PROBLEM - Extract all lines containing "code".

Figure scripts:
_ _ _ _
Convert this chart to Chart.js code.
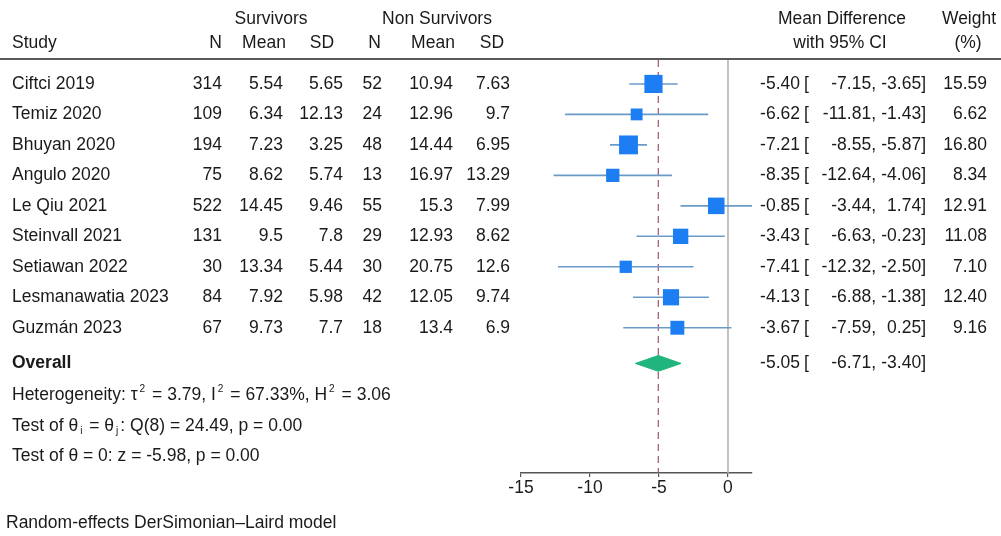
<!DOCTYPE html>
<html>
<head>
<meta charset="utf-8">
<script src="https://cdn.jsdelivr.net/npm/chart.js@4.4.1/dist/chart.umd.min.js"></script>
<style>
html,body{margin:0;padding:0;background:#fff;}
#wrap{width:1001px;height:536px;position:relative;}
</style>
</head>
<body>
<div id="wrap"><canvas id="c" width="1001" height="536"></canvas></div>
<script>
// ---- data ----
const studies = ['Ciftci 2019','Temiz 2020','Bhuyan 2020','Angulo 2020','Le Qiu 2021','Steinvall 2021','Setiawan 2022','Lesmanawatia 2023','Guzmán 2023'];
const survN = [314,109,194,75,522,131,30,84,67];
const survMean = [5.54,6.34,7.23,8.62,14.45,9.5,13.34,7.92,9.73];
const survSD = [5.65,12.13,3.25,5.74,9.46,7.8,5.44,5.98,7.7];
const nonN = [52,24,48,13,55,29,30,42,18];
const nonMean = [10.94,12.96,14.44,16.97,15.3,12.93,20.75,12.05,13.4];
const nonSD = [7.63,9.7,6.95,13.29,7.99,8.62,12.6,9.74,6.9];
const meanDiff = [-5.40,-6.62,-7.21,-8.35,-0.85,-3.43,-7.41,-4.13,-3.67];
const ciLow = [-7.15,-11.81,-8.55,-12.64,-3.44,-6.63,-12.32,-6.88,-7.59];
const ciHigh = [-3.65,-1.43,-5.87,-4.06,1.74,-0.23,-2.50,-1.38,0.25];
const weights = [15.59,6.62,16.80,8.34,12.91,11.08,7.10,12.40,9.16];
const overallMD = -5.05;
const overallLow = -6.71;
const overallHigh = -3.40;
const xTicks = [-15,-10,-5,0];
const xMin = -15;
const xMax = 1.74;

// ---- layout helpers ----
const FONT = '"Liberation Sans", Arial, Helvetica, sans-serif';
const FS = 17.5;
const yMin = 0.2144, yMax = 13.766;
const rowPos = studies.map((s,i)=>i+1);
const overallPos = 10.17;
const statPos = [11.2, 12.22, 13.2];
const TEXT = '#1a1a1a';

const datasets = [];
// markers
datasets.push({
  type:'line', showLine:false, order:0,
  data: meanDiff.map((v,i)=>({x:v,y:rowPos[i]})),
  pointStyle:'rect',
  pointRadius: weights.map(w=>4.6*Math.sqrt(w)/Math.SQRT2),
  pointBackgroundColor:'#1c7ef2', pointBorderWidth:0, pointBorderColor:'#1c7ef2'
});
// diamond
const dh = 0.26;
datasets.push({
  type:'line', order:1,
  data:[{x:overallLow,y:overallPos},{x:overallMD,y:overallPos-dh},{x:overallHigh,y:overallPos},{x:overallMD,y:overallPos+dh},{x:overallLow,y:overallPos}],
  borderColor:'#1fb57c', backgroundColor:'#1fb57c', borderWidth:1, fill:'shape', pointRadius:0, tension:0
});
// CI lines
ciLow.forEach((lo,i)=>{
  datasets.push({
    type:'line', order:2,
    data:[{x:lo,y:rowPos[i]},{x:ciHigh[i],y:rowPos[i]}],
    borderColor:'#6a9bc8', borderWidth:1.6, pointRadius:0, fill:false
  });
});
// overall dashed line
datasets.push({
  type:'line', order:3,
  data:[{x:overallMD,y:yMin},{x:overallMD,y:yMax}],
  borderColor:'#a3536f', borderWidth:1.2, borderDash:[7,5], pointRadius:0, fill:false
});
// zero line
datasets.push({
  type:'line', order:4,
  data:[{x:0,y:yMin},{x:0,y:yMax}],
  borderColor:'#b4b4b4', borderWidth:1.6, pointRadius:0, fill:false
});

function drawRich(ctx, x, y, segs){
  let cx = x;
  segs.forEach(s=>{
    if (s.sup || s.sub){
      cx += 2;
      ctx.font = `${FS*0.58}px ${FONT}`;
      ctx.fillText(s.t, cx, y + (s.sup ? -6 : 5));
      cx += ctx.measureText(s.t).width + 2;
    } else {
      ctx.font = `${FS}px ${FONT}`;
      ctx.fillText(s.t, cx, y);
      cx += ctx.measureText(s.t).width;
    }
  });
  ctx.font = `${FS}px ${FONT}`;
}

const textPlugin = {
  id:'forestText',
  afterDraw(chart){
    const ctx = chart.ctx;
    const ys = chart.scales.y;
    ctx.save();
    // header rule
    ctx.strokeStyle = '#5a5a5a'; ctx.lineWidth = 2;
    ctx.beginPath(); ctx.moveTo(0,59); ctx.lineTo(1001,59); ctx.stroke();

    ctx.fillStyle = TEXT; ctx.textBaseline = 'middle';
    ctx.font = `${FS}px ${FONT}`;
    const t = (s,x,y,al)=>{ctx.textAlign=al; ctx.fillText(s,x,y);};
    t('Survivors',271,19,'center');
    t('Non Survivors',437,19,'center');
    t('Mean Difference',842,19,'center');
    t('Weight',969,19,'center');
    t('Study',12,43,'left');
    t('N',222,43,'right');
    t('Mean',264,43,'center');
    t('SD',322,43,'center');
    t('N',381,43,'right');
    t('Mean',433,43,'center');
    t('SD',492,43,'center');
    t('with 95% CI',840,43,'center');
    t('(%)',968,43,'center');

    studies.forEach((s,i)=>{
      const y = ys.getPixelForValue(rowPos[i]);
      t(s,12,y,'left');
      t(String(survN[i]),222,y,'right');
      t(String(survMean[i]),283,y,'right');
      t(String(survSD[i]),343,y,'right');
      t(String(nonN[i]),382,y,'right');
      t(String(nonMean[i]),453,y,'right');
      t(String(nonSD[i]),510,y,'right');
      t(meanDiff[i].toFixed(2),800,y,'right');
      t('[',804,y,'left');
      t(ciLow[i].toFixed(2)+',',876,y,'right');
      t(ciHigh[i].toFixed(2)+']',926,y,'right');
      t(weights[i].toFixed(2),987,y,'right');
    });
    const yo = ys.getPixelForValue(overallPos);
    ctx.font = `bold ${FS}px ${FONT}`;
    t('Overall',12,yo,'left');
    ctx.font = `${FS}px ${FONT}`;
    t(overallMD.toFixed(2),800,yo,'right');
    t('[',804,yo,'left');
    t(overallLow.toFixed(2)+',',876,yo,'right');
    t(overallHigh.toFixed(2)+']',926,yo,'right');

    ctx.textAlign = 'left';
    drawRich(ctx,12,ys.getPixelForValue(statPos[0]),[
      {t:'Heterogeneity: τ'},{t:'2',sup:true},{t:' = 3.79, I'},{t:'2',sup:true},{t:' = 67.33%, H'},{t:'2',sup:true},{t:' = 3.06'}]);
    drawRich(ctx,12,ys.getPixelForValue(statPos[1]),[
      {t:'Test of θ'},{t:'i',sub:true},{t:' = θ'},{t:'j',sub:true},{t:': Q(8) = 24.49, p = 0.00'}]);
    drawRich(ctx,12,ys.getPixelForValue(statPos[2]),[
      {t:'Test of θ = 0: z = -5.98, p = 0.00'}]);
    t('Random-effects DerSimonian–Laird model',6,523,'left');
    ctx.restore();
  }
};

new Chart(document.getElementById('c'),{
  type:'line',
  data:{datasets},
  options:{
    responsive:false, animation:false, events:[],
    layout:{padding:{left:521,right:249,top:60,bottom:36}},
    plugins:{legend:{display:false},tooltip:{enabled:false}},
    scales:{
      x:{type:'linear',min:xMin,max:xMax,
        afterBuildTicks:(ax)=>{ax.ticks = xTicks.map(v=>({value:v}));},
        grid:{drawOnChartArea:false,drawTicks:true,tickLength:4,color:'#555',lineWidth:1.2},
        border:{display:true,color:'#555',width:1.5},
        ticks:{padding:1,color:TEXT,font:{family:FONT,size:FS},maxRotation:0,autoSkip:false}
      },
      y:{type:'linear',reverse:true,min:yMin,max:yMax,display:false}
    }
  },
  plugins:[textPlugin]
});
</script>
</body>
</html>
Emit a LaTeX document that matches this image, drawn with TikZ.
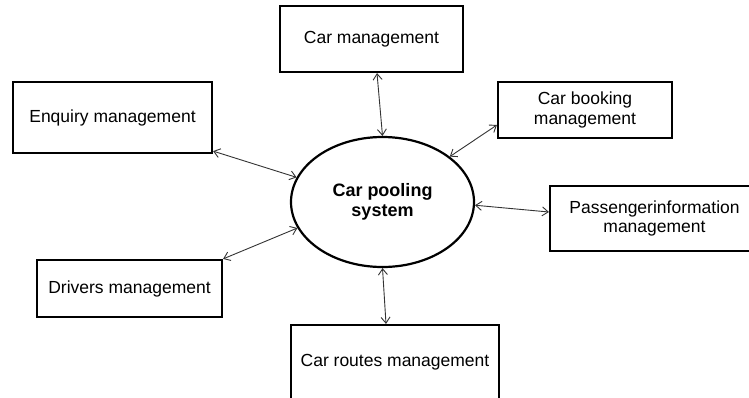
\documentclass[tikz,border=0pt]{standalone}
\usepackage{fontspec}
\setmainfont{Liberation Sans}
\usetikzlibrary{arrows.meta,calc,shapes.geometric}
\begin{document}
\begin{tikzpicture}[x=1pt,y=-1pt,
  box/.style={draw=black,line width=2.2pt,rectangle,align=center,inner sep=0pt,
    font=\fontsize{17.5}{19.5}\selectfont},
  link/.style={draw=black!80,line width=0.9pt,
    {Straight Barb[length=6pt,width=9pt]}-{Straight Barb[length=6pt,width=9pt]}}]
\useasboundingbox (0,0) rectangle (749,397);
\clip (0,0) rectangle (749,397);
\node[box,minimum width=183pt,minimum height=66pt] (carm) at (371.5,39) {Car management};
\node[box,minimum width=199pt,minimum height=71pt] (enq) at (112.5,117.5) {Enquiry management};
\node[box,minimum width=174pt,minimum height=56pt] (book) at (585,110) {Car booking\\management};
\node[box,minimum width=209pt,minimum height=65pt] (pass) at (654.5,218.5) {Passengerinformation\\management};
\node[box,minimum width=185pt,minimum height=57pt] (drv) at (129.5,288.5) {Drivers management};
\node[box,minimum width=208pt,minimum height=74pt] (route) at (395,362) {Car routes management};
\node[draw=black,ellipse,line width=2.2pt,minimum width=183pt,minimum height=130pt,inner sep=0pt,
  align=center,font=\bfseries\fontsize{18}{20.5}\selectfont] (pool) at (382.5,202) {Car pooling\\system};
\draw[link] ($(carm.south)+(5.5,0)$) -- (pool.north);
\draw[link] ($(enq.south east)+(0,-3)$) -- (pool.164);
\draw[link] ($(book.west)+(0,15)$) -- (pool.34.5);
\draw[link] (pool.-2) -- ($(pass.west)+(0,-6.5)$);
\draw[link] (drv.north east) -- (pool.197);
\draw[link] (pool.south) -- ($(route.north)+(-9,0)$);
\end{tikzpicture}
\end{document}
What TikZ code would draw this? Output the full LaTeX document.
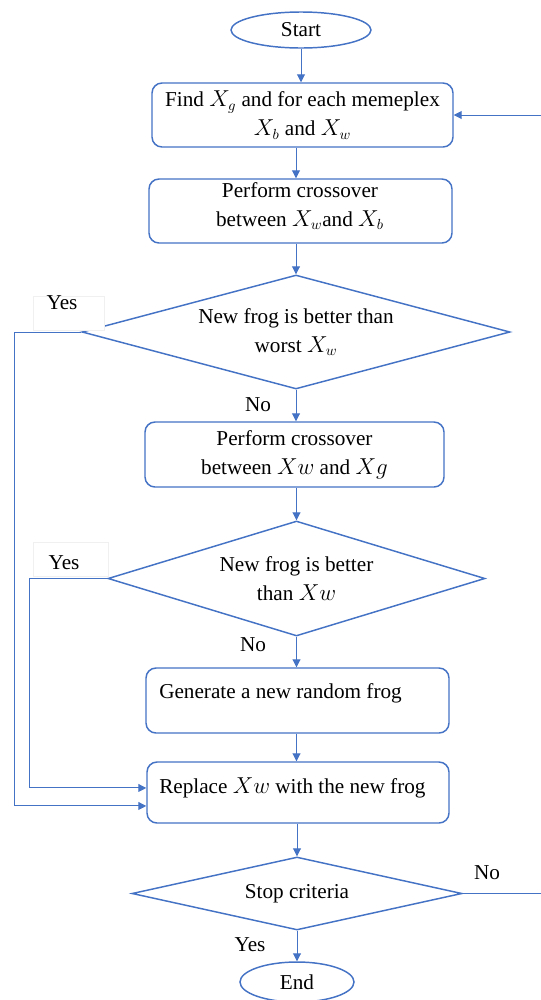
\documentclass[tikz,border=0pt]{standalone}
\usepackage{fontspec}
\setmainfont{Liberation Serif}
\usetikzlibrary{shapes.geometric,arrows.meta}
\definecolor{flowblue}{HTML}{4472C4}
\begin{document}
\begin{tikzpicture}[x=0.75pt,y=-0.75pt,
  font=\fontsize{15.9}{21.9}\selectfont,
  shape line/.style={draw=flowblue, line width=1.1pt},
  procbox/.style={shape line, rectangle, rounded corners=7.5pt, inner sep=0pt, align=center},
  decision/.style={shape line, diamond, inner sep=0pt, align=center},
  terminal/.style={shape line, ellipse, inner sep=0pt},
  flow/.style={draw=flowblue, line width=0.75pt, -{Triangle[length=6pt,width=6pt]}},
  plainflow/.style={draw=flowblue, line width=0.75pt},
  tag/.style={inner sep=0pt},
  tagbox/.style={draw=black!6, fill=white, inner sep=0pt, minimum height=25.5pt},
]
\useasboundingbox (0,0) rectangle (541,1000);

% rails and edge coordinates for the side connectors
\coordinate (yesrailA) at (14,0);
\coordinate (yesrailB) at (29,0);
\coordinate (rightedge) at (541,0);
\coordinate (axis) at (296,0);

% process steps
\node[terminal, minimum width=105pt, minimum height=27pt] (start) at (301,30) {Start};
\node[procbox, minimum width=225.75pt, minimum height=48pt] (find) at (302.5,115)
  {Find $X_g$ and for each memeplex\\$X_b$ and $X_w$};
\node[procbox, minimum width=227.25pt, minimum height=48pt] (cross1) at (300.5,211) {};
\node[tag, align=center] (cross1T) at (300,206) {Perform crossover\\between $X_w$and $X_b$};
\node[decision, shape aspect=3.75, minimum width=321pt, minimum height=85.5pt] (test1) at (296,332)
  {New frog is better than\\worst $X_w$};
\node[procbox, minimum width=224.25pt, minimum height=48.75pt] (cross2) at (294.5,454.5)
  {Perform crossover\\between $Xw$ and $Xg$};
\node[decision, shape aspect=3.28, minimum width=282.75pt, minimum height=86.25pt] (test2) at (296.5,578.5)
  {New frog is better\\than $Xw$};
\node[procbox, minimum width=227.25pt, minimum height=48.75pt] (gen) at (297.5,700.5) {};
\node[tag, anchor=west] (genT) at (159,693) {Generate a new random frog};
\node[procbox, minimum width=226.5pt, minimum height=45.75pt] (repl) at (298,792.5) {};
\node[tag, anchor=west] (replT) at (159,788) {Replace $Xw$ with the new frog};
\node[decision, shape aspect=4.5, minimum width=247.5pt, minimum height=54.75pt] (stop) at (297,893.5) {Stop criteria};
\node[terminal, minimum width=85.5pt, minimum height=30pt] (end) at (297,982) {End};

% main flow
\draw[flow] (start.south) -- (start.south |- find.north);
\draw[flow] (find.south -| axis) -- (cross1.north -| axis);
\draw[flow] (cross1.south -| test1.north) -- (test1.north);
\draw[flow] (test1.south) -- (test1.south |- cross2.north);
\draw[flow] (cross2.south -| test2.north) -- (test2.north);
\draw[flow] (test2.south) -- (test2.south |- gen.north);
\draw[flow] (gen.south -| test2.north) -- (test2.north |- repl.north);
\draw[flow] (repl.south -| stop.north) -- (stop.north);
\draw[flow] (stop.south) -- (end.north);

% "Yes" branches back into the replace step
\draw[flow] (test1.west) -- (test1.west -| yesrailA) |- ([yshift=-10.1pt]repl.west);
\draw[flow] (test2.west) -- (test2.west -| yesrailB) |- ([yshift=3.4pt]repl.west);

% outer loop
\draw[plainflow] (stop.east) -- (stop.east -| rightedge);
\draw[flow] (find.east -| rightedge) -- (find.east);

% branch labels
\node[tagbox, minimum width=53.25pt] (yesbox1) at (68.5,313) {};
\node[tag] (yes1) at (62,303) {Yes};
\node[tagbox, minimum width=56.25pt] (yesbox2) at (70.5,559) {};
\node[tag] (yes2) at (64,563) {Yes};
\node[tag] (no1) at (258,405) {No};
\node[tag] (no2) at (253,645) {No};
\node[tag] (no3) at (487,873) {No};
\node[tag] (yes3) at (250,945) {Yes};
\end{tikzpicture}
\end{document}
_ _ _ _
SOLVED EXERCISE -
Convert this chart to Chart.js code.
What TikZ code would draw this? Output the full LaTeX document.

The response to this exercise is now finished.